* [Work instructions]
Transcribe all of the material below word for word and leave out its pictures.

* [Data lines]
__________
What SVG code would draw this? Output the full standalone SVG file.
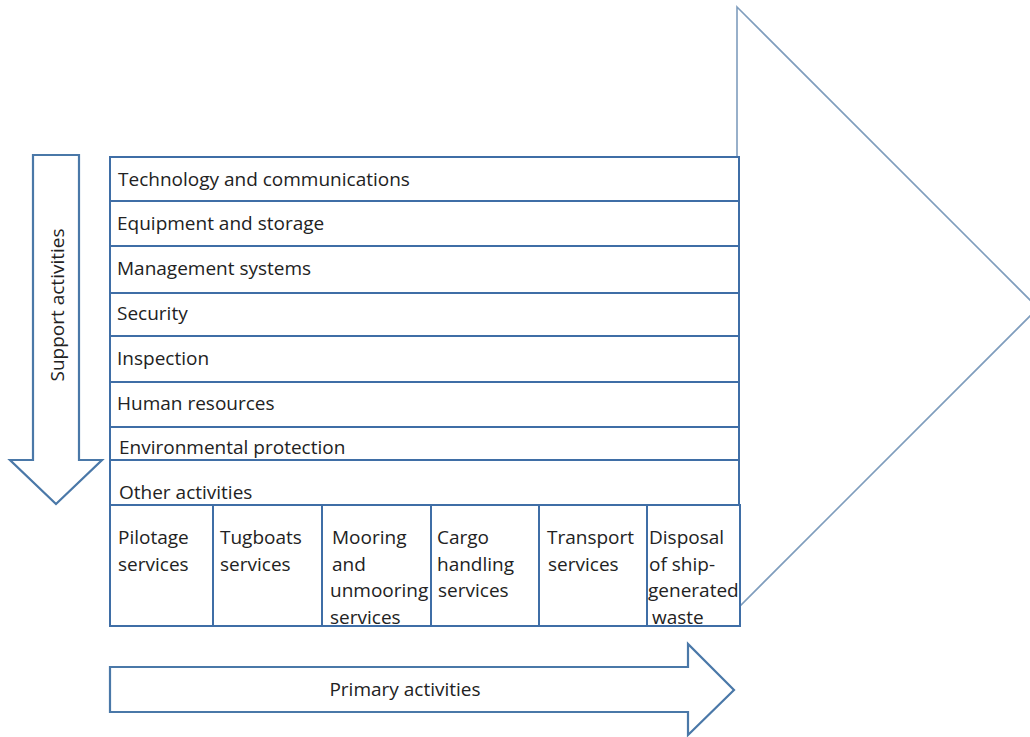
<svg xmlns="http://www.w3.org/2000/svg" width="1030" height="737" viewBox="0 0 1030 737">
<style>
.bg{fill:#fff}
.tri{fill:#fff;stroke:#7f9dbd;stroke-width:1.6}
.cell{fill:#fff;stroke:#3f6ea6;stroke-width:2}
.arr{fill:#fff;stroke:#4a78a8;stroke-width:2.2}
.t{font-family:"Open Sans","Liberation Sans",sans-serif;font-size:19px;fill:#222}
</style>
<rect class="bg" x="0" y="0" width="1030" height="737"/>
<g id="big-arrow"><path class="tri" d="M737,7 L1038,308 L737,609 Z"/></g>
<g id="support-arrow">
<path class="arr" d="M33,155 L79,155 L79,460 L102,460 L56,504 L10,460 L33,460 Z"/>
<text class="t" transform="translate(64,305) rotate(-90)" text-anchor="middle">Support activities</text>
</g>
<g id="primary-arrow">
<path class="arr" d="M110,667 L688,667 L688,644 L734,690 L688,735 L688,712 L110,712 Z"/>
<text class="t" x="405" y="696" text-anchor="middle">Primary activities</text>
</g>
<g id="support-rows">
<g id="row-tech"><rect class="cell" x="110" y="157" width="629" height="44"/><text class="t" x="118" y="186">Technology and communications</text></g>
<g id="row-equip"><rect class="cell" x="110" y="201" width="629" height="45"/><text class="t" x="117" y="230">Equipment and storage</text></g>
<g id="row-mgmt"><rect class="cell" x="110" y="246" width="629" height="47"/><text class="t" x="117" y="275">Management systems</text></g>
<g id="row-sec"><rect class="cell" x="110" y="293" width="629" height="43"/><text class="t" x="117" y="320">Security</text></g>
<g id="row-insp"><rect class="cell" x="110" y="336" width="629" height="46"/><text class="t" x="117" y="365">Inspection</text></g>
<g id="row-hr"><rect class="cell" x="110" y="382" width="629" height="45"/><text class="t" x="117" y="410">Human resources</text></g>
<g id="row-env"><rect class="cell" x="110" y="427" width="629" height="33"/><text class="t" x="119" y="454">Environmental protection</text></g>
<g id="row-other"><rect class="cell" x="110" y="460" width="629" height="45"/><text class="t" x="119" y="499">Other activities</text></g>
</g>
<g id="primary-cells">
<g id="c-pilot"><rect class="cell" x="110" y="505" width="103" height="121"/><text class="t" x="118" y="544">Pilotage<tspan x="118" dy="26.5">services</tspan></text></g>
<g id="c-tug"><rect class="cell" x="213" y="505" width="109" height="121"/><text class="t" x="220" y="544">Tugboats<tspan x="220" dy="26.5">services</tspan></text></g>
<g id="c-moor"><rect class="cell" x="322" y="505" width="109" height="121"/><text class="t" x="332" y="544">Mooring<tspan x="332" dy="26.5">and</tspan><tspan x="330" dy="26.5">unmooring</tspan><tspan x="330" dy="26.5">services</tspan></text></g>
<g id="c-cargo"><rect class="cell" x="431" y="505" width="108" height="121"/><text class="t" x="437" y="544">Cargo<tspan x="437" dy="26.5">handling</tspan><tspan x="438" dy="26.5">services</tspan></text></g>
<g id="c-trans"><rect class="cell" x="539" y="505" width="108" height="121"/><text class="t" x="547" y="544">Transport<tspan x="548" dy="26.5">services</tspan></text></g>
<g id="c-disp"><rect class="cell" x="647" y="505" width="93" height="121"/><text class="t" x="649" y="544">Disposal<tspan x="649" dy="26.5">of ship-</tspan><tspan x="648" dy="26.5">generated</tspan><tspan x="652" dy="26.5">waste</tspan></text></g>
</g>
</svg>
__________
* [Result for this task]
What SVG code would draw this? Output the full standalone SVG file.
<svg xmlns="http://www.w3.org/2000/svg" width="1030" height="737" viewBox="0 0 1030 737">
<style>
.bg{fill:#fff}
.tri{fill:#fff;stroke:#7f9dbd;stroke-width:1.6}
.cell{fill:#fff;stroke:#3f6ea6;stroke-width:2}
.arr{fill:#fff;stroke:#4a78a8;stroke-width:2.2}
.t{font-family:"Open Sans","Liberation Sans",sans-serif;font-size:19px;fill:#222}
</style>
<rect class="bg" x="0" y="0" width="1030" height="737"/>
<g id="big-arrow"><path class="tri" d="M737,7 L1038,308 L737,609 Z"/></g>
<g id="support-arrow">
<path class="arr" d="M33,155 L79,155 L79,460 L102,460 L56,504 L10,460 L33,460 Z"/>
<text class="t" transform="translate(64,305) rotate(-90)" text-anchor="middle">Support activities</text>
</g>
<g id="primary-arrow">
<path class="arr" d="M110,667 L688,667 L688,644 L734,690 L688,735 L688,712 L110,712 Z"/>
<text class="t" x="405" y="696" text-anchor="middle">Primary activities</text>
</g>
<g id="support-rows">
<g id="row-tech"><rect class="cell" x="110" y="157" width="629" height="44"/><text class="t" x="118" y="186">Technology and communications</text></g>
<g id="row-equip"><rect class="cell" x="110" y="201" width="629" height="45"/><text class="t" x="117" y="230">Equipment and storage</text></g>
<g id="row-mgmt"><rect class="cell" x="110" y="246" width="629" height="47"/><text class="t" x="117" y="275">Management systems</text></g>
<g id="row-sec"><rect class="cell" x="110" y="293" width="629" height="43"/><text class="t" x="117" y="320">Security</text></g>
<g id="row-insp"><rect class="cell" x="110" y="336" width="629" height="46"/><text class="t" x="117" y="365">Inspection</text></g>
<g id="row-hr"><rect class="cell" x="110" y="382" width="629" height="45"/><text class="t" x="117" y="410">Human resources</text></g>
<g id="row-env"><rect class="cell" x="110" y="427" width="629" height="33"/><text class="t" x="119" y="454">Environmental protection</text></g>
<g id="row-other"><rect class="cell" x="110" y="460" width="629" height="45"/><text class="t" x="119" y="499">Other activities</text></g>
</g>
<g id="primary-cells">
<g id="c-pilot"><rect class="cell" x="110" y="505" width="103" height="121"/><text class="t" x="118" y="544">Pilotage<tspan x="118" dy="26.5">services</tspan></text></g>
<g id="c-tug"><rect class="cell" x="213" y="505" width="109" height="121"/><text class="t" x="220" y="544">Tugboats<tspan x="220" dy="26.5">services</tspan></text></g>
<g id="c-moor"><rect class="cell" x="322" y="505" width="109" height="121"/><text class="t" x="332" y="544">Mooring<tspan x="332" dy="26.5">and</tspan><tspan x="330" dy="26.5">unmooring</tspan><tspan x="330" dy="26.5">services</tspan></text></g>
<g id="c-cargo"><rect class="cell" x="431" y="505" width="108" height="121"/><text class="t" x="437" y="544">Cargo<tspan x="437" dy="26.5">handling</tspan><tspan x="438" dy="26.5">services</tspan></text></g>
<g id="c-trans"><rect class="cell" x="539" y="505" width="108" height="121"/><text class="t" x="547" y="544">Transport<tspan x="548" dy="26.5">services</tspan></text></g>
<g id="c-disp"><rect class="cell" x="647" y="505" width="93" height="121"/><text class="t" x="649" y="544">Disposal<tspan x="649" dy="26.5">of ship-</tspan><tspan x="648" dy="26.5">generated</tspan><tspan x="652" dy="26.5">waste</tspan></text></g>
</g>
</svg>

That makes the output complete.